К цирковому искусству девочка тоже была одарена чрезвычайно. Уже к восьми годам она делала половину выручки всей труппе: зрители валом валили на её совместный с дрессировщиком тигров номер и на их с Тибулом танцы на канате. Когда Суок, напевая, выплясывала под самым куполом шатра, когда она вертелась, как маленькая пёстрая рыбка в воде, в руках у висящего вниз головой Тибула, зрители задерживали дыхание. Не от страха — от восторга.
Пятнадцатилетний Тибул не только помогал маленькой подружке — он ревниво следил за её славой и так же норовил усложнить свой сольный номер, и светился от гордости, слышала далеко под собой дружное "Ах!" Единственные двое, кто ахал в такие моменты не с восхищением, а с ужасом, были пожилой клоун и хромая полная женщина с ворохом костюмов а мягких белых руках.
В стране тем временем назревало беспокойство.
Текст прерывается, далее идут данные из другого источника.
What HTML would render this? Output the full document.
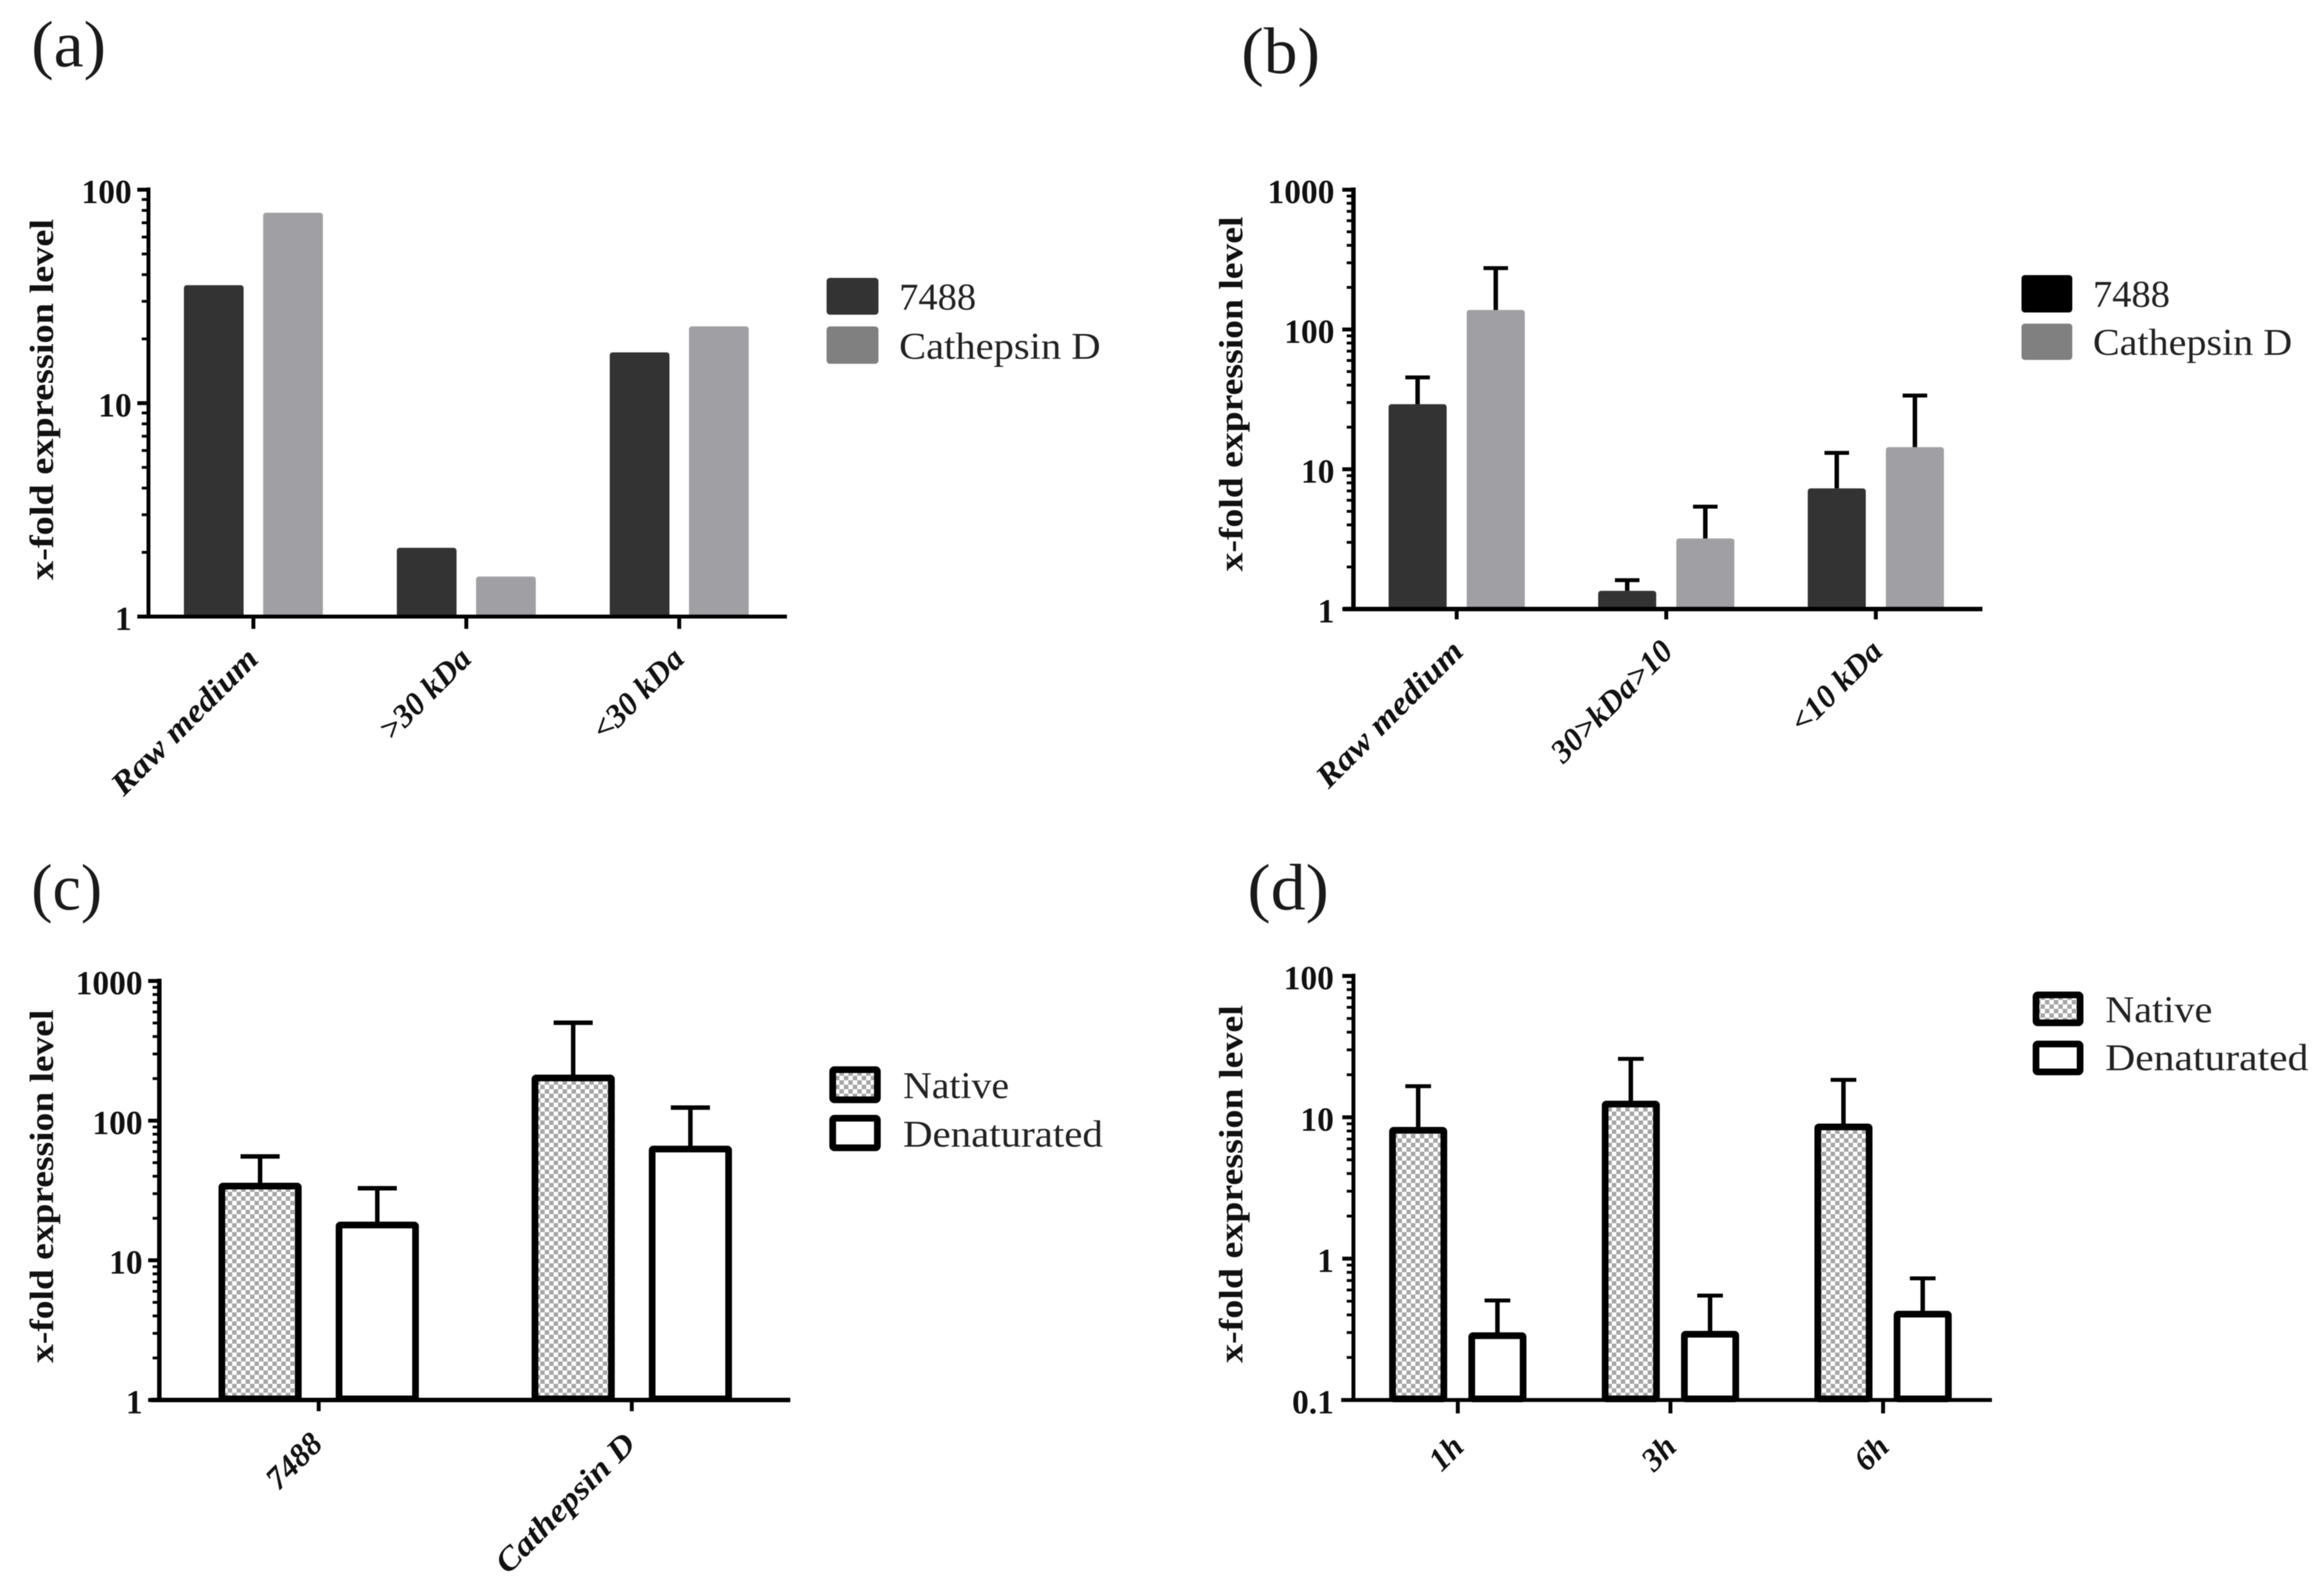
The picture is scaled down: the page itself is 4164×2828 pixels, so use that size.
<!DOCTYPE html>
<html lang="en">
<head>
<meta charset="utf-8">
<title>x-fold expression level panels</title>
<style>
html,body{margin:0;padding:0;background:#fff;width:4164px;height:2828px;overflow:hidden}
svg{display:block;filter:blur(0.9px)}
text{font-family:"Liberation Serif",serif;fill:#111}
.panel-letter{font-size:118px;fill:#1a1a1a}
.y-title{font-size:60px;font-weight:700}
.y-tick{font-size:60px;font-weight:700;text-anchor:end}
.x-tick{font-size:58px;font-weight:700;font-style:italic;text-anchor:end}
.legend-text{font-size:68px;fill:#222}
</style>
</head>
<body>
<svg id="figure" xmlns="http://www.w3.org/2000/svg" width="4164" height="2828" viewBox="0 0 4164 2828">
<defs>
<pattern id="checker" width="16" height="16" patternUnits="userSpaceOnUse">
<rect width="16" height="16" fill="#fff"/>
<rect x="0" y="0" width="8" height="8" fill="#a6a6a6"/>
<rect x="8" y="8" width="8" height="8" fill="#a6a6a6"/>
</pattern>
</defs>
<rect width="4164" height="2828" fill="#fff"/>
<text class="panel-letter" x="56" y="119" textLength="134" lengthAdjust="spacingAndGlyphs">(a)</text>
<text class="panel-letter" x="2224" y="131" textLength="141" lengthAdjust="spacingAndGlyphs">(b)</text>
<text class="panel-letter" x="56" y="1630" textLength="127" lengthAdjust="spacingAndGlyphs">(c)</text>
<text class="panel-letter" x="2235" y="1630" textLength="146" lengthAdjust="spacingAndGlyphs">(d)</text>
</svg>
<script>
// ---- chart data ----
var categoriesA = ["Raw medium", ">30 kDa", "<30 kDa"];
var series7488A = [35.7, 2.1, 17.3];
var seriesCathepsinA = [78, 1.54, 22.9];
var tickLabelsA = ["1", "10", "100"];

var categoriesB = ["Raw medium", "30>kDa>10", "<10 kDa"];
var series7488B = [29.2, 1.35, 7.3];
var seriesCathepsinB = [138, 3.2, 14.4];
var errorTop7488B = [45.4, 1.61, 13.1];
var errorTopCathepsinB = [275, 5.4, 33.7];
var tickLabelsB = ["1", "10", "100", "1000"];

var categoriesC = ["7488", "Cathepsin D"];
var seriesNativeC = [34, 202];
var seriesDenaturedC = [17.9, 62.6];
var errorTopNativeC = [55.4, 502];
var errorTopDenaturedC = [32.8, 124];
var tickLabelsC = ["1", "10", "100", "1000"];

var categoriesD = ["1h", "3h", "6h"];
var seriesNativeD = [8.09, 12.4, 8.55];
var seriesDenaturedD = [0.285, 0.292, 0.405];
var errorTopNativeD = [16.6, 25.9, 18.4];
var errorTopDenaturedD = [0.506, 0.548, 0.725];
var tickLabelsD = ["0.1", "1", "10", "100"];

// ---- drawing ----
var NS = "http://www.w3.org/2000/svg";
var root = document.getElementById("figure");

function mk(parent, tag, attrs, txt) {
  var el = document.createElementNS(NS, tag);
  for (var k in attrs) el.setAttribute(k, attrs[k]);
  if (txt !== undefined) el.textContent = txt;
  parent.appendChild(el);
  return el;
}

function drawPanel(p) {
  var g = mk(root, "g", {});
  
  

  var minLog = Math.log10(Number(p.ticks[0]));
  var maxLog = Math.log10(Number(p.ticks[p.ticks.length - 1]));
  function yScale(v) {
    return p.yBottom + (Math.log10(v) - minLog) / (maxLog - minLog) * (p.yTop - p.yBottom);
  }
  function xScale(i) { return p.xTicks0 + i * p.xStep; }

  // bars and error bars
  p.series.forEach(function (s, si) {
    p.categories.forEach(function (c, i) {
      var cx = xScale(i) + (si === 0 ? -1 : 1) * (p.barW + p.gap) / 2;
      var top = yScale(s.values[i]);
      if (s.errors) {
        var et = yScale(s.errors[i]);
        var stem = mk(g, "line", {x1: cx, x2: cx, y1: top, y2: et, stroke: "#000", "stroke-width": p.stemW});
        
        
        var cap = mk(g, "line", {x1: cx - p.capHalf, x2: cx + p.capHalf, y1: et, y2: et, stroke: "#000", "stroke-width": p.capW});
        
        
      }
      var h = p.barStroke ? p.yBottom - top - 2 : p.yBottom - top + 3;
      var bar = mk(g, "rect", {
        x: cx - p.barW / 2, y: top, width: p.barW, height: Math.max(0, h), rx: p.barStroke ? 2 : 5,
        fill: s.fill, stroke: p.barStroke ? "#000" : "none", "stroke-width": p.barStroke || 0
      });
      
      
    });
  });

  // minor + major y ticks
  for (var d = Math.round(minLog); d < Math.round(maxLog); d++) {
    for (var m = 2; m < 10; m++) {
      var my = yScale(m * Math.pow(10, d));
      var mt = mk(g, "line", {x1: p.axisX - 12, x2: p.axisX, y1: my, y2: my, stroke: "#000", "stroke-width": 5});
      
      
    }
  }
  p.ticks.forEach(function (t) {
    var ty = yScale(Number(t));
    var mj = mk(g, "line", {x1: p.axisX - 20, x2: p.axisX, y1: ty, y2: ty, stroke: "#000", "stroke-width": 7});
    
    
    var lab = mk(g, "text", {"class": "y-tick", x: p.axisX - p.labelGap, y: ty + 24}, t);
    
    
  });

  // axes
  var ya = mk(g, "line", {x1: p.axisX, x2: p.axisX, y1: p.yTop - 4, y2: p.yBottom + 3, stroke: "#000", "stroke-width": p.axisW});
  
  
  var xa = mk(g, "line", {x1: p.xAxisStart, x2: p.xAxisEnd, y1: p.yBottom, y2: p.yBottom, stroke: "#000", "stroke-width": p.axisW});
  
  

  // x ticks + rotated labels
  p.categories.forEach(function (c, i) {
    var tx = xScale(i);
    var xt = mk(g, "line", {x1: tx, x2: tx, y1: p.yBottom, y2: p.tickBottom, stroke: "#000", "stroke-width": 7});
    
    
    var lx = tx + p.labelDx, ly = p.yBottom + p.labelDy;
    var lab = mk(g, "text", {"class": "x-tick", x: lx, y: ly, transform: "rotate(-45 " + lx + " " + ly + ")"}, c);
    
    
    // long lowercase words are wider in the original typeface
    if (/[a-z]{4,}/.test(c)) {
      lab.setAttribute('textLength', lab.getComputedTextLength() * 1.1);
      lab.setAttribute('lengthAdjust', 'spacingAndGlyphs');
    }
  });

  // y title
  var tt = mk(g, "text", {"class": "y-title", x: p.titleX, y: p.titleMid, "text-anchor": "middle",
    textLength: p.titleLen, lengthAdjust: "spacingAndGlyphs",
    transform: "rotate(-90 " + p.titleX + " " + p.titleMid + ")"}, "x-fold expression level");
  
  

  // legend
  p.legend.forEach(function (l) {
    var sw = mk(g, "rect", {
      x: l.x + (l.stroke ? 6 : 0), y: l.y + (l.stroke ? 6 : 0),
      width: l.w - (l.stroke ? 12 : 0), height: l.h - (l.stroke ? 12 : 0), rx: l.stroke ? 3 : 6,
      fill: l.fill, stroke: l.stroke ? "#000" : "none", "stroke-width": l.stroke ? 12 : 0
    });
    
    
    var lt = mk(g, "text", {"class": "legend-text", x: l.tx, y: l.ty, textLength: l.tl, lengthAdjust: "spacingAndGlyphs"}, l.label);
    
    
  });
}

var DARK = "#333333", LIGHT = "#a0a0a4", PAT = "url(#checker)";

drawPanel({
  id: "a", categories: categoriesA, ticks: tickLabelsA,
  series: [{key: "7488", values: series7488A, fill: DARK}, {key: "cathepsin-d", values: seriesCathepsinA, fill: LIGHT}],
  axisX: 266, yTop: 340, yBottom: 1105, xAxisStart: 246, xAxisEnd: 1410, axisW: 7,
  xTicks0: 454, xStep: 381.5, tickBottom: 1127, barW: 107, gap: 35, labelGap: 30,
  stemW: 8, capW: 7, capHalf: 22, labelDx: 12, labelDy: 79,
  titleX: 95, titleMid: 716, titleLen: 647,
  legend: [
    {x: 1481, y: 498, w: 93, h: 66, fill: "#333333", label: "7488", tx: 1611, ty: 555, tl: 138},
    {x: 1481, y: 585, w: 93, h: 67, fill: "#808080", label: "Cathepsin D", tx: 1611, ty: 643, tl: 361}
  ]
});

drawPanel({
  id: "b", categories: categoriesB, ticks: tickLabelsB,
  series: [{key: "7488", values: series7488B, errors: errorTop7488B, fill: DARK}, {key: "cathepsin-d", values: seriesCathepsinB, errors: errorTopCathepsinB, fill: LIGHT}],
  axisX: 2425, yTop: 340, yBottom: 1091.5, xAxisStart: 2407, xAxisEnd: 3552, axisW: 8,
  xTicks0: 2610, xStep: 375.5, tickBottom: 1110, barW: 104, gap: 36, labelGap: 34,
  stemW: 8, capW: 7, capHalf: 22, labelDx: 15, labelDy: 79,
  titleX: 2226, titleMid: 706, titleLen: 636,
  legend: [
    {x: 3622, y: 493, w: 91, h: 67, fill: "#000000", label: "7488", tx: 3750, ty: 550, tl: 138},
    {x: 3622, y: 580, w: 91, h: 65, fill: "#808080", label: "Cathepsin D", tx: 3750, ty: 636, tl: 357}
  ]
});

drawPanel({
  id: "c", categories: categoriesC, ticks: tickLabelsC,
  series: [{key: "native", values: seriesNativeC, errors: errorTopNativeC, fill: PAT}, {key: "denaturated", values: seriesDenaturedC, errors: errorTopDenaturedC, fill: "#fff"}],
  axisX: 285.5, yTop: 1758, yBottom: 2509, xAxisStart: 270, xAxisEnd: 1416, axisW: 8,
  xTicks0: 571, xStep: 561, tickBottom: 2529, barW: 137, gap: 73, barStroke: 12, labelGap: 30,
  stemW: 8, capW: 8, capHalf: 35, labelDx: 10, labelDy: 82,
  titleX: 95, titleMid: 2126, titleLen: 633,
  legend: [
    {x: 1486, y: 1911, w: 92, h: 66, fill: PAT, stroke: true, label: "Native", tx: 1618, ty: 1968, tl: 190},
    {x: 1486, y: 1998, w: 92, h: 65, fill: "#fff", stroke: true, label: "Denaturated", tx: 1618, ty: 2055, tl: 358}
  ]
});

drawPanel({
  id: "d", categories: categoriesD, ticks: tickLabelsD,
  series: [{key: "native", values: seriesNativeD, errors: errorTopNativeD, fill: PAT}, {key: "denaturated", values: seriesDenaturedD, errors: errorTopDenaturedD, fill: "#fff"}],
  axisX: 2425, yTop: 1749, yBottom: 2509, xAxisStart: 2403, xAxisEnd: 3569, axisW: 7,
  xTicks0: 2612, xStep: 381, tickBottom: 2533, barW: 92, gap: 50, barStroke: 12, labelGap: 35,
  stemW: 8, capW: 7, capHalf: 23, labelDx: 14, labelDy: 87,
  titleX: 2226, titleMid: 2122, titleLen: 641,
  legend: [
    {x: 3642, y: 1777, w: 91, h: 62, fill: PAT, stroke: true, label: "Native", tx: 3772, ty: 1832, tl: 192},
    {x: 3642, y: 1865, w: 91, h: 62, fill: "#fff", stroke: true, label: "Denaturated", tx: 3772, ty: 1918, tl: 364}
  ]
});
</script>
</body>
</html>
Богачи становились богаче (особенно три министра), бедняки — беднее (особенно мастеровые на министерских заводах и шахтах), и король всё не находился. Наследника тоже не спешили являть народу новым королём, и люди в озлоблении говорили, что три министра украли у них принца Антонио. Ропот превращался в крики бунта, как рокот морских волн порой превращался в грохот ударов о скалы.
"Никто не знает о Софии, верно?" спрашивал один из верховных министров. "Нет никого, кто стал бы о ней говорить," отвечал другой. "Если будет надо, то и эти не смогут говорить уже никогда." "Нам надо беречь нашего маленького наследника," добавлял третий.
Лучшие врачи страны принимали меры к укреплению здоровья мальчика. Ему возили из-за города, где море было чисто, воду для купаний; его энергично обтирали по утрам, давали разные полезные микстуры, научили лечебной гимнастике. Результат был, но не слишком хорош. Стоило принцу испугаться, разозлиться, просто разволноваться, и он белел, как полотно, хватаясь за грудь.
"Попробуем гипноз," предложило очередное медицинское светило. "Внушайте мальчику неустанно, каждый день, что у него крепкое, неутомимое, буквально железное сердце".
Все вокруг принца теперь только и повторяли как заклятье: "У нашего.волчонка сердце из железа". Но юный потомок Ромула по-прежнему белел и хватался за грудь.
"Никто ведь не знает о Софии?" спрашивали друг друга министры, но сами верили в это всё меньше. Убийство наследника и власть, уходящая к кому-то неясному, держащему в руках девочку Софию, снились им по ночам. Наконец, они просто решили, что маленькой Софии быть не должно. Как и тех, кто может рассказать о её появлении в цирке.